McHenry County Democrats criticize process behind changing polling locations; clerk calls attacks ‘partisan’

County Clerk Tirio said process was a result of compressed election deadlines tied to delays at the state level

McHenry County Clerk Joe Tirio works in his office the morning of Thursday, Jan. 20, 2022, in Woodstock, the day after the Illinois Supreme Court heard oral arguments in McHenry Township's court case against the Clerk's Office over the township's 2020 abolition attempt.

A series of changes to polling locations were approved Tuesday by the McHenry County Board in a party-line vote after some Democratic members criticized the county clerk’s decision to notify voters of the changes before they were approved.

McHenry County Clerk Joe Tirio said his office’s options were limited given the adjusted election deadlines tied to the delayed redistricting process and COVID-19, calling attacks “partisan.”

The County Clerk’s Office mailed out cards with the updated polling locations before the County Board approved the changes. In total, nine new polling locations, affecting 32 precincts, were approved Tuesday, according to county documents.

For June’s primary, McHenry County will have 90 voting locations serving 223 precincts, Tirio said.

Both County Board members Kelli Wegener, D-Crystal Lake, and Paula Yensen, D-Lake in the Hills, called the process “backwards.” They said the board should have been presented with the changes before voting cards went out. Wegener also said she felt there were issues with transparency.

McHenry County Board member Kelli Wegener delivers a comment Monday, Jan. 8, 2020, during a McHenry County Administrative Services Committee meeting at the McHenry County Administration Building in Woodstock.

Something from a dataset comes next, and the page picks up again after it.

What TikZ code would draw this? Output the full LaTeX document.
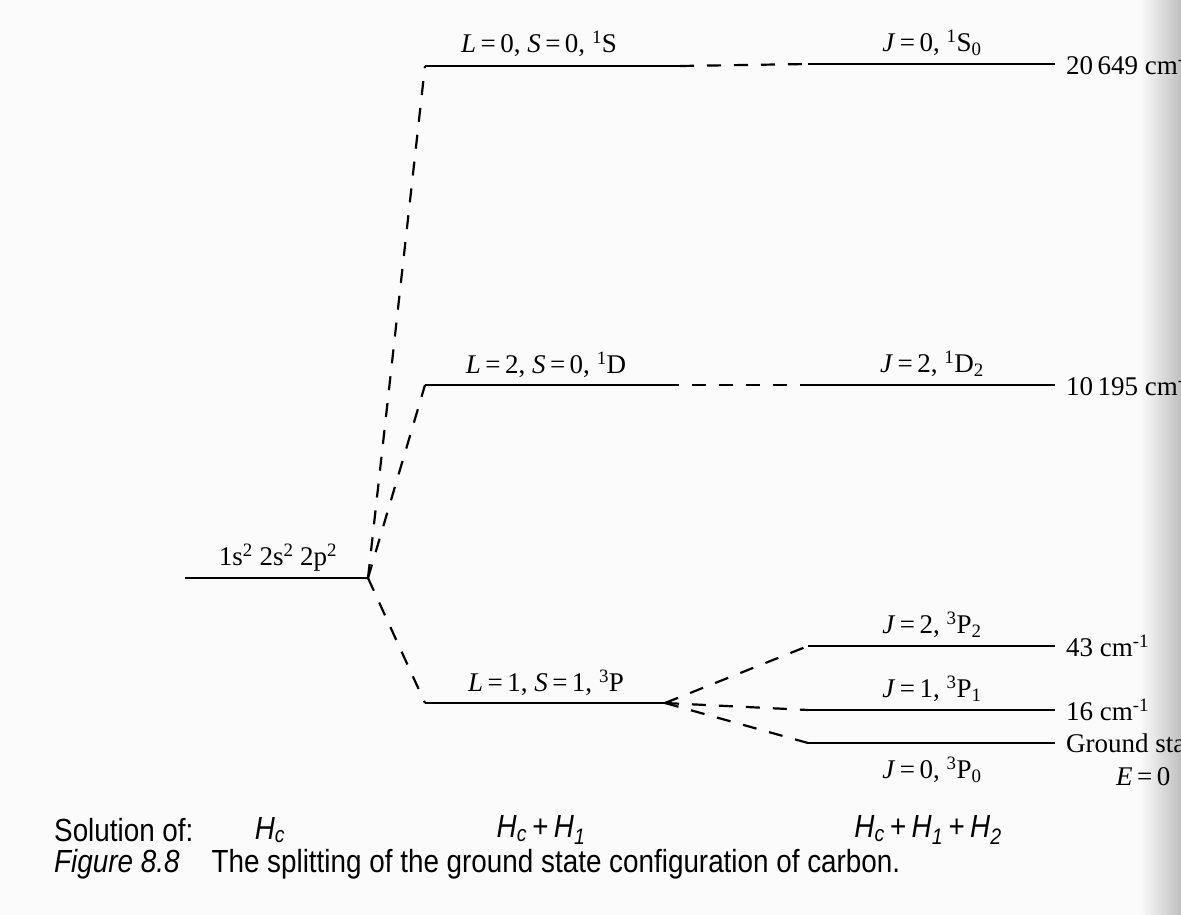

“I would say to everybody I talk to around the county who’s polling place had changed, … many of them were angry,” Wegener said. “I just think this could have been done in a better way.”

Board member Tanya Jindrich, D-Crystal Lake, listed out the various problems McHenry County elections have seen in recent years, hitting specifically on those under Tirio’s watch.

Those issues have included incorrect ballot language, and ballot formatting messing up vote totals. The Illinois Supreme Court also found earlier this year Tirio erred in removing a referendum question from a ballot during the November 2020 election.

Still, Jindrich said it was important the locations be approved, but said she worried about it creating mistakes similar to previous election cycles.

“To think that this confusion won’t happen in 2022, it would be surprising,” she said. “I hope that going forward we can do better with communication and working together with Mr. Tirio’s office.”

During the meeting, the lone comment from a Republican member, board member Jeff Thorsen, R-Crystal Lake, called for the voting location at Fox River Grove Village Hall to be changed to Fox River Grove Middle School.

Because of COVID-19 and last year’s redistricting process, much of the typical election deadlines were pushed back, compressing the timeline, Tirio said. One deadline required voting information cards to be sent out 90 days before the election, he said.

With the primary election slated for June 28, that means voting cards were due toward the end of March.

“If we waited until this past board meeting, we would not have met the 90-day requirement,” he said. “For them to pretend to not know what’s been going on the past two years ... is impossible to believe and the height of disingenuousness.”

Critiques about certain existing voting locations were something his office could have looked at had they been brought him, he said. Instead, he felt those members ignored the variety of challenges that have come with this year’s election cycle.

“Time did not make it possible to bring those polling changes to them first,” he said.

County Board Chairman Mike Buehler, R-Crystal Lake, similar to Tirio, said he felt the board’s Democrats were taking a partisan stance on the issue and he had no issue with how the process played out.

“I thought [sending out the voting cards] was the right thing to do,” Buehler said. “Those cards needed to go out.”

Finding new polling locations for each election is also a typical hurdle, both Buehler and Tirio said.